Scrivono gli autori: "Questo studio evidenzia che i soggetti immunocompetenti con pregressa infezione da Sars-CoV-2 sviluppano e mantengono nel medio-lungo termine risposte di memoria immunitaria cellulare e umorale. I tassi di reattività delle cellule T e di positività anticorpale non differiscono significativamente da quelli osservati nei vaccinati, confermando e ampliando evidenze recenti" secondo cui le "risposte delle cellule T" sono "altrettanto elevate a seguito di infezione o vaccinazione". I ricercatori suggeriscono che "la combinazione dei test Qfn e Aim può migliorare la valutazione della memoria immunitaria acquisita naturalmente", per effetto della sola infezione, "e permettere la stratificazione" dei guariti "in base a diversi gradi di protezione contro la reinfezione o la ricaduta, che possono richiedere differenti strategie di monitoraggio e vaccinazione".
Già 2 anni fa, nel maggio 2021, insieme al suo team Mazzone aveva firmato una Research Letter su 'Jama Internal Medicine', indicando che a distanza di un anno i tassi di reinfezione nei guariti da Covid erano inferiori all'1%. Dati successivamente confermati da altri gruppi anche su 'The Lancet', ricorda lo specialista.

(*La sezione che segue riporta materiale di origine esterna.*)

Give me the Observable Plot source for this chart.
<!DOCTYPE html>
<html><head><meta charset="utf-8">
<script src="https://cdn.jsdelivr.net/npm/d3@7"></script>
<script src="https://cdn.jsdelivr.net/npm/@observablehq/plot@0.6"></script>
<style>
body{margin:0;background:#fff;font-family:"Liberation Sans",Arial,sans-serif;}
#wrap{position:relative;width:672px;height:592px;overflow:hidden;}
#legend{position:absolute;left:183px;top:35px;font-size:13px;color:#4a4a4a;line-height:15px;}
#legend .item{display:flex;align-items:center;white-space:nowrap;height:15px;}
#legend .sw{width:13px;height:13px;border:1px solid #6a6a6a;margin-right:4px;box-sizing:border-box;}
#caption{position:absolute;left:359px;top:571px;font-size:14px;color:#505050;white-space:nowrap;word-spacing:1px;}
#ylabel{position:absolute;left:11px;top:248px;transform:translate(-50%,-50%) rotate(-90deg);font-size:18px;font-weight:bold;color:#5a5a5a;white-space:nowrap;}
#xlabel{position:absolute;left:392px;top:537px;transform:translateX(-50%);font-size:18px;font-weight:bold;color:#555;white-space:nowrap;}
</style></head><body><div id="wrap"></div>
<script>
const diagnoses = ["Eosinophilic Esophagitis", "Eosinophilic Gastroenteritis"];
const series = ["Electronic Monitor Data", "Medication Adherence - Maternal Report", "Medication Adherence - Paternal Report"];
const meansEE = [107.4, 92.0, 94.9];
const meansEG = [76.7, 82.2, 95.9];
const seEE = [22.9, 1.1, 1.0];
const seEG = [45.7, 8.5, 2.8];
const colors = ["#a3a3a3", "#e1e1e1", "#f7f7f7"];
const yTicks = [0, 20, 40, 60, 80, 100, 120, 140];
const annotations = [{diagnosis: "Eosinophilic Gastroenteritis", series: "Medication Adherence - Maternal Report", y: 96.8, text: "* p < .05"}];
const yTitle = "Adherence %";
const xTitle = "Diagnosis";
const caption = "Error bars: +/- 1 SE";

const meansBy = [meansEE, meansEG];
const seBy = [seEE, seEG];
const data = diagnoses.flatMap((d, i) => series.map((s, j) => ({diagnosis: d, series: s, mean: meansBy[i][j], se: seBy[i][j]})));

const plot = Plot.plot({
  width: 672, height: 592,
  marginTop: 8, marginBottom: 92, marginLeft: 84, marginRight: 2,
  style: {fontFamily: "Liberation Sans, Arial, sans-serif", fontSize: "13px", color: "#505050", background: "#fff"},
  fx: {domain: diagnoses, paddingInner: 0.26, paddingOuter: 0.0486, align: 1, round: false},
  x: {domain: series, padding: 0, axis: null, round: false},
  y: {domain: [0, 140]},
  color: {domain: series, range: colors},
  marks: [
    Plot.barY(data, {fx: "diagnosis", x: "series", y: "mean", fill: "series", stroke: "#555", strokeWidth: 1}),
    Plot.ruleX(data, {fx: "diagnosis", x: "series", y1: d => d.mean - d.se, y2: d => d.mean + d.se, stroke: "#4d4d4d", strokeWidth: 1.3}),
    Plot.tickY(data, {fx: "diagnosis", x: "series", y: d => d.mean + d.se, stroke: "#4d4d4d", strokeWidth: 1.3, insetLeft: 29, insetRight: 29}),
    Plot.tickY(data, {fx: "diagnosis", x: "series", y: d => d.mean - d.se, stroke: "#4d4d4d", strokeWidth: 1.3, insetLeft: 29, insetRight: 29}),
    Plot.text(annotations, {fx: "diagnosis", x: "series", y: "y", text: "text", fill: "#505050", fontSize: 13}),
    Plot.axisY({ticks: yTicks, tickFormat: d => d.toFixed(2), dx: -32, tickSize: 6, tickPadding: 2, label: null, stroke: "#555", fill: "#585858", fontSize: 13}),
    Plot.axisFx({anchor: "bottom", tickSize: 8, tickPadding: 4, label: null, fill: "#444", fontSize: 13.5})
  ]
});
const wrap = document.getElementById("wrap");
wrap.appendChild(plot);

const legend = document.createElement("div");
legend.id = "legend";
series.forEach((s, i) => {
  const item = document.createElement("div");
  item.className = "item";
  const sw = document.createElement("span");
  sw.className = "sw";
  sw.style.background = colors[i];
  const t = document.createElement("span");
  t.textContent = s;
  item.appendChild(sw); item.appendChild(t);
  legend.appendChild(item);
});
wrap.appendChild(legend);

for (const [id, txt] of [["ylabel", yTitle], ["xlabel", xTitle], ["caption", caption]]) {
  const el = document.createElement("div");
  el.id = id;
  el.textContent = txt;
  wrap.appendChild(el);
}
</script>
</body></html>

E convalidati adesso dal nuovo lavoro in cui si legge che "questo studio estende ulteriormente, fino a 2 anni, l'evidenza da noi prodotta in precedenza sulla protezione offerta dall'immunità acquisita naturalmente".
Mazzone rammenta inoltre quanto detto da Robert Redfield, ex capo dei Cdc americani, nel dicembre 2021 in un'intervista a 'La Repubblica': per capire chi vaccinare il test degli anticorpi andava fatto ogni 3 o 6 mesi, sosteneva l'esperto fissando delle soglie di sicurezza. "Calcolo il livello minimo di resistenza fra i 300 e i 500 anticorpi senza altre patologie", precisava Redfield, mentre "a quota 1.000 anticorpi si è molto più sicuri" anche in caso di altre malattie concomitanti. Se si va sotto, serve "subito un booster che può riportare" gli anticorpi "fino a circa 2.500 e oltre". Ma se si resta sopra no. "Avremmo evitato gli overtreatment - ragiona Mazzone - avremmo fatto il vaccino a chi doveva farlo e poteva trarne sicuro giovamento".
"Abbiamo sempre sostenuto che i pazienti guariti sviluppano un'immunità solida e che non andavano vaccinati all'inizio della campagna vaccinale. Bisognava aspettare", non si stanca di ripetere il medico, da guarito e da vaccinato regolarmente contro Covid-19, così come richiesto dalle disposizioni sugli operatori sanitari. "Non c'era nessun lavoro di medicina basata sull'evidenza - incalza l'internista, specializzato anche in Immunologia - a dimostrare che vaccinare i guariti dall'infezione avrebbe prodotto loro dei benefici. Nonostante questo, andando persino contro i principi di Galileo, la politica adottò contro la scienza la vaccinazione di tutti". Ora, "a distanza ormai di 3 anni, è arrivato il momento di chiarire alcuni aspetti dell'immunità indotta dal vaccino e dall'infezione. Il nostro studio vuole contribuire a questo", conclude Mazzone. "La lezione per il futuro è che la vaccinazione va mirata. Primum non nocere".